I am just a middle-class farm boy from Dodge City and my grandparents were wheat farmers. I thought painting, acting, directing and photography was all part of being an artist. I have made my money that way. And I have had some fun. It's not been a bad life.
I made a picture called Super Mario Bros. (1993), and my six-year-old son at the time - he's now 18 - he said, "Dad, I think you're probably a pretty good actor, but why did you play that terrible guy "King Koopa" in "Super Mario Bros."?" and I said, "Well Henry, I did that so you could have shoes", and he said, "Dad, I don't need shoes that badly".
I voted for Bush, father and son, but this time I'll vote for Obama. I was the first person in my family to have been Republican. For most of my life, I wasn't on the Left. I pray God Barack Obama is elected.
[on the years 1961 to 1967] I'm not really a person that looks back on my life, because it wasn't that pleasant to me. I have a lot of great memories, but I don't go there, because there are really dark memories too. The only regret I could have is that I wasn't directing movies. And that I wasn't really getting good parts.
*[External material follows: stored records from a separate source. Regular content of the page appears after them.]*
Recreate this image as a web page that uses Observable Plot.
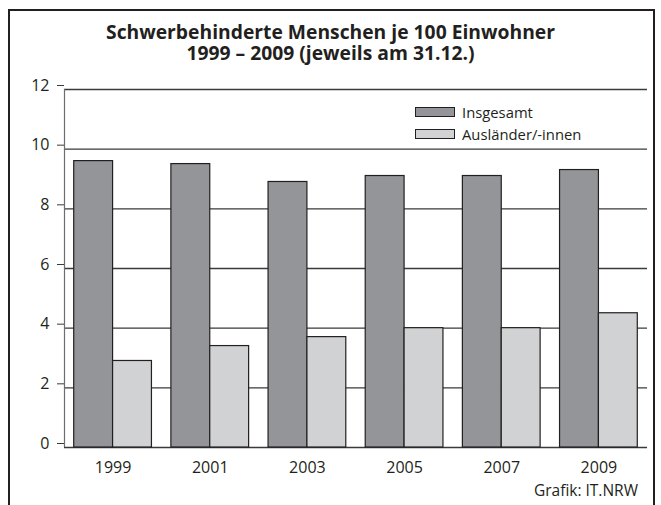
<!DOCTYPE html>
<html>
<head>
<meta charset="utf-8">
<script src="https://cdn.jsdelivr.net/npm/d3@7"></script>
<script src="https://cdn.jsdelivr.net/npm/@observablehq/plot@0.6"></script>
<style>
  html, body { margin: 0; padding: 0; background: #fff; }
  #wrap { position: relative; width: 661px; height: 505px; overflow: hidden; font-family: "Open Sans", sans-serif; color: #231f20; }
  #frame { position: absolute; left: 8px; top: 9px; width: 643px; height: 520px; border: 2.5px solid #231f20; border-bottom: none; }
  #title { position: absolute; left: 0; width: 661px; top: 21px; text-align: center; font-weight: bold; font-size: 19.3px; line-height: 21px; }
  #chart { position: absolute; left: 0; top: 0; }
  #chart svg text { font-size: 16px; fill: #231f20; }
  #legend { position: absolute; left: 415px; top: 101px; font-size: 14.8px; line-height: 22px; }
  .item { display: flex; align-items: center; }
  .sw { width: 38px; height: 8px; border: 1px solid #231f20; margin-right: 7px; }
  #caption { position: absolute; right: 23px; top: 479px; font-size: 15.5px; }
</style>
</head>
<body>
<div id="wrap">
  <div id="frame"></div>
  <div id="title">Schwerbehinderte Menschen je 100 Einwohner<br>1999 – 2009 (jeweils am 31.12.)</div>
  <div id="chart"></div>
  <div id="legend"></div>
  <div id="caption">Grafik: IT.NRW</div>
</div>
<script>
const years = [1999, 2001, 2003, 2005, 2007, 2009];
const series = ["Insgesamt", "Ausländer/-innen"];
const insgesamt = [9.6, 9.5, 8.9, 9.1, 9.1, 9.3];
const auslaender = [2.9, 3.4, 3.7, 4.0, 4.0, 4.5];
const yTicks = [0, 2, 4, 6, 8, 10, 12];
const colors = ["#939598", "#d1d2d4"];

// each year group: first series left of the year, second right of it (width 0.8 years each)
const barW = 0.8;
const data = [];
years.forEach((yr, i) => {
  data.push({year: yr, series: series[0], value: insgesamt[i], x1: yr - barW, x2: yr});
  data.push({year: yr, series: series[1], value: auslaender[i], x1: yr, x2: yr + barW});
});

const plot = Plot.plot({
  width: 661,
  height: 505,
  marginTop: 89,
  marginBottom: 58,
  marginLeft: 64,
  marginRight: 14,
  style: {fontFamily: "Open Sans, sans-serif", fontSize: "16px", color: "#231f20", background: "transparent"},
  x: {domain: [1998, 2010], ticks: years, tickFormat: d => String(d)},
  y: {domain: [0, 12], ticks: yTicks},
  color: {domain: series, range: colors},
  marks: [
    Plot.ruleY(yTicks, {stroke: "#3a3a3a", strokeWidth: 1.4}),
    Plot.ruleX([1998], {y1: 0, y2: 12, stroke: "#6d6e71", strokeWidth: 1.2}),
    Plot.rectY(data, {x1: "x1", x2: "x2", y: "value", fill: "series", stroke: "#231f20", strokeWidth: 1.2}),
    Plot.axisY({ticks: yTicks, tickSize: 7, tickPadding: 8, dy: -4, stroke: "#3a3a3a", label: null}),
    Plot.axisX({ticks: years, tickSize: 0, tickPadding: 14, label: null, tickFormat: d => String(d)})
  ]
});
document.getElementById("chart").appendChild(plot);

const legend = document.getElementById("legend");
series.forEach((s, i) => {
  const it = document.createElement("div");
  it.className = "item";
  const sw = document.createElement("div");
  sw.className = "sw";
  sw.style.background = colors[i];
  it.appendChild(sw);
  const t = document.createElement("span");
  t.textContent = s;
  it.appendChild(t);
  legend.appendChild(it);
});
</script>
</body>
</html>
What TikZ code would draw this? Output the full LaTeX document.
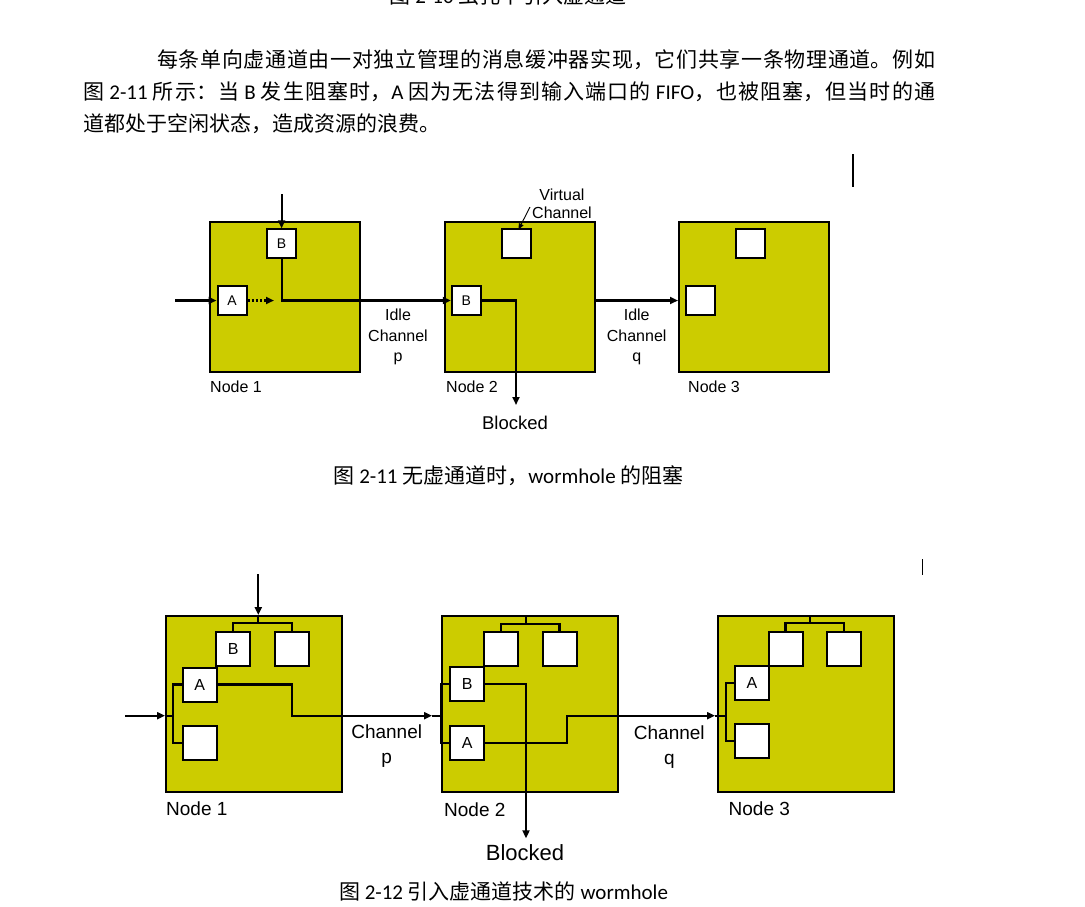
\documentclass[tikz,border=0pt]{standalone}
\usepackage{fontspec}
\setmainfont{Carlito}
\newfontfamily\cjk{Noto Sans CJK SC}
\newfontfamily\arialf{Liberation Sans}
\usetikzlibrary{arrows.meta}
\definecolor{nodefill}{RGB}{204,204,0}
\newcommand\jline[2]{\parbox[b]{#1}{\XeTeXlinebreaklocale "zh"\XeTeXlinebreakskip=0pt plus 6pt\relax\parfillskip=0pt\relax\noindent #2}}
\begin{document}
\begin{tikzpicture}[x=1pt,y=-1pt,
  routerA/.style={draw, line width=2pt, fill=nodefill, inner sep=0pt, minimum width=150pt, minimum height=150pt},
  routerB/.style={draw, line width=2pt, fill=nodefill, inner sep=0pt, minimum width=176pt, minimum height=176pt},
  bufA/.style={draw, line width=2pt, fill=white, inner sep=0pt, minimum size=29pt, font=\arialf\fontsize{14}{14}\selectfont},
  bufB/.style={draw, line width=2pt, fill=white, inner sep=0pt, minimum size=34pt, font=\arialf\fontsize{16}{16}\selectfont},
  wire/.style={line width=2.2pt},
  arr/.style={wire, -{Triangle[length=8pt,width=7pt]}},
  lblA/.style={font=\arialf\fontsize{16}{20.5}\selectfont, align=center, inner sep=0pt},
  lblB/.style={font=\arialf\fontsize{19}{25}\selectfont, align=center, inner sep=0pt},
  txt/.style={inner sep=0pt, font=\fontsize{21}{21}\selectfont}
]
\useasboundingbox (0,0) rectangle (1085,906);

% ---------- text ----------
\node[txt, anchor=base] (cap0) at (508,3) {{\cjk 图} 2-10 {\cjk 虫孔中引入虚通道}};
\node[txt, anchor=base west] (par1) at (157,67) {\jline{778pt}{{\cjk 每条单向虚通道由一对独立管理的消息缓冲器实现，它们共享一条物理通道。例如}}};
\node[txt, anchor=base west] (par2) at (83,99) {\jline{852pt}{{\cjk 图} 2-11 {\cjk 所示：当} B {\cjk 发生阻塞时，}A {\cjk 因为无法得到输入端口的} FIFO{\cjk ，也被阻塞，但当时的通}}};
\node[txt, anchor=base west] (par3) at (83,131) {{\cjk 道都处于空闲状态，造成资源的浪费。}};
\node[txt, anchor=base] (cap1) at (508.5,483) {{\cjk 图} 2-11 {\cjk 无虚通道时，}wormhole {\cjk 的阻塞}};
\node[txt, anchor=base] (cap2) at (503.5,899) {{\cjk 图} 2-12 {\cjk 引入虚通道技术的} wormhole};
\draw[line width=1.8pt] (853,154) -- (853,187);
\draw[line width=1.8pt] (922.5,559) -- (922.5,575);

% ---------- figure 2-11 ----------
\node[routerA] (N1) at (285,297) {};
\node[routerA] (N2) at (519.5,297) {};
\node[routerA] (N3) at (754,297) {};
\node[bufA] (B1) at (281.6,243.8) {B};
\node[bufA] (A1) at (232,300.5) {A};
\node[bufA] (V2) at (516.2,243.8) {};
\node[bufA] (B2) at (466.3,300.5) {B};
\node[bufA] (T3) at (750.5,243.8) {};
\node[bufA] (L3) at (700.8,300.5) {};

\coordinate (inB1) at (281.6,194);
\coordinate (inA1) at (175,300.5);
\coordinate (dotEnd) at (274,300.5);
\coordinate (blk1) at (516,405);
\coordinate (vcFrom) at (530,207);
\coordinate (vcTo) at (518.5,229.5);

\draw[arr] (inB1) -- (B1.north);
\draw[arr] (inA1) -- (A1.west);
\draw[arr, dotted] (A1.east) -- (dotEnd);
\draw[arr] (B1.south) |- (B2.west);
\draw[arr] (B2.east) -| (blk1);
\draw[arr] (N2.east |- B2) -- (N3.west |- B2);
\draw[line width=0.9pt, -{Triangle[length=6pt,width=5pt]}] (vcFrom) -- (vcTo);

\node[lblA] (idp) at (398,337) {Idle\\Channel\\p};
\node[lblA] (idq) at (636.7,337) {Idle\\Channel\\q};
\node[lblA, anchor=west] (n1l) at (210,387) {Node 1};
\node[lblA, anchor=west] (n2l) at (446,387) {Node 2};
\node[lblA, anchor=west] (n3l) at (688,387) {Node 3};
\node[lblA, font=\arialf\fontsize{18.5}{20}\selectfont] (blkl1) at (515,423) {Blocked};
\node[lblA, font=\arialf\fontsize{16}{18}\selectfont] (vcl) at (562,204) {Virtual\\Channel};

% ---------- figure 2-12 ----------
\node[routerB] (M1) at (254,704) {};
\node[routerB] (M2) at (530.3,704) {};
\node[routerB] (M3) at (806,704) {};

\node[bufB] (P1B) at (233.3,649.2) {B};
\node[bufB] (P1E) at (291.7,649.2) {};
\node[bufB] (P1A) at (199.7,684.5) {A};
\node[bufB] (P1F) at (199.7,743.2) {};

\node[bufB] (P2T) at (500.8,649.2) {};
\node[bufB] (P2U) at (559.5,649.2) {};
\node[bufB] (P2B) at (467.3,684) {B};
\node[bufB] (P2A) at (467.3,742.7) {A};

\node[bufB] (P3T) at (785.5,649.3) {};
\node[bufB] (P3U) at (843.7,649.3) {};
\node[bufB] (P3A) at (752,683) {A};
\node[bufB] (P3F) at (752,741.3) {};

% top forks
\coordinate (t1) at (258.3,574);
\coordinate (t1j) at (258.3,623.3);
\coordinate (t2j) at (526,624);
\coordinate (t3j) at (810,623.3);
\draw[arr] (t1) -- (t1 |- M1.north);
\draw[wire] (t1 |- M1.north) -- (t1j);
\draw[wire] (P1B.north) |- (t1j) -| (P1E.north);
\draw[wire] (t2j |- M2.north) -- (t2j);
\draw[wire] (P2T.north) |- (t2j) -| (P2U.north);
\draw[wire] (t3j |- M3.north) -- (t3j);
\draw[wire] (P3T.north) |- (t3j) -| (P3U.north);

% left forks
\coordinate (l1) at (125,715.7);
\coordinate (l1v) at (173.3,715.7);
\coordinate (l2v) at (441.3,715.7);
\coordinate (l3v) at (726,715.7);
\draw[arr] (l1) -- (l1 -| M1.west);
\draw[wire] (l1 -| M1.west) -- (l1v);
\draw[wire] (P1A.west) -| (l1v) |- (P1F.west);
\draw[wire] (P2B.west) -| (l2v) |- (P2A.west);
\draw[wire] (P3A.west) -| (l3v) |- (P3F.west);

% routes
\coordinate (c1) at (291.7,715.7);
\coordinate (e2) at (432,715.7);
\coordinate (c2) at (567.3,715.7);
\coordinate (e3) at (715,715.7);
\coordinate (blk2) at (526,838.3);
\draw[arr] (P1A.east) -| (c1) -- (e2);
\draw[wire] (e2) -- (l2v);
\draw[arr] (P2B.east) -| (blk2);
\draw[arr] (P2A.east) -| (c2) -- (e3);
\draw[wire] (e3) -- (l3v);

\node[lblB] (chp) at (386.7,746.5) {Channel\\p};
\node[lblB] (chq) at (669.3,747.5) {Channel\\q};
\node[lblB, anchor=west] (m1l) at (166,808.3) {Node 1};
\node[lblB, anchor=west] (m2l) at (444,809.3) {Node 2};
\node[lblB, anchor=west] (m3l) at (728.5,808.3) {Node 3};
\node[lblB, font=\arialf\fontsize{22}{22}\selectfont] (blkl2) at (525,852.7) {Blocked};
\end{tikzpicture}
\end{document}
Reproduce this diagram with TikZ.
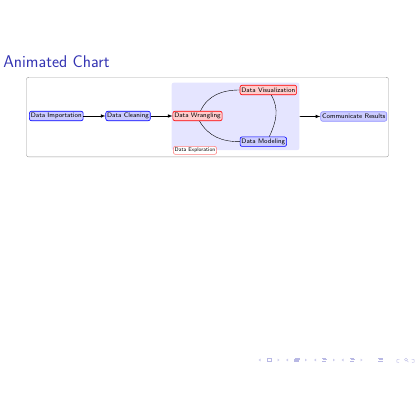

But I had a wonderful art experience during that period (his photography), and a life experience which I don't think I would trade, even for directing a movie. Because it was really a wonderful time. No, I don't think I would change anything.
[on the imprisonment of friend Phil Spector] I don't know if he shot that girl or not, but I know that if he did, it was an accident. When you play with guns, accidents happen.
She [Michelle Phillips] went off to work with Leonard Cohen and called me eight days later. I said, "I love you, I need you". She said, "Have you ever thought of suicide?"
[on Super Mario Bros. (1993)] It was a nightmare, very honestly, that movie. It was a husband-and-wife directing team who were both control freaks and wouldn't talk before they made decisions. Anyway, I was supposed to go down there for five weeks, and I was there for 17. It was so over budget.
Nobody had ever seen themselves portrayed in a movie. At every love-in across the country people were smoking grass and dropping LSD, while audiences were still watching Doris Day and Rock Hudson.
Independent films in this country are in the same position. Miramax and Fine Line are not independent - they're with Disney! Come on. Or they're with Warner Brothers. They're all with somebody.
To make a documentary is one thing, to make a feature film is quite another.
Easy Rider (1969) was never a motorcycle movie to me. A lot of it was about politically what was going on in the country.
Work is fun to me. All those years of being an actor and a director and not being able to get a job - two weeks is too long to not know what my next job will be.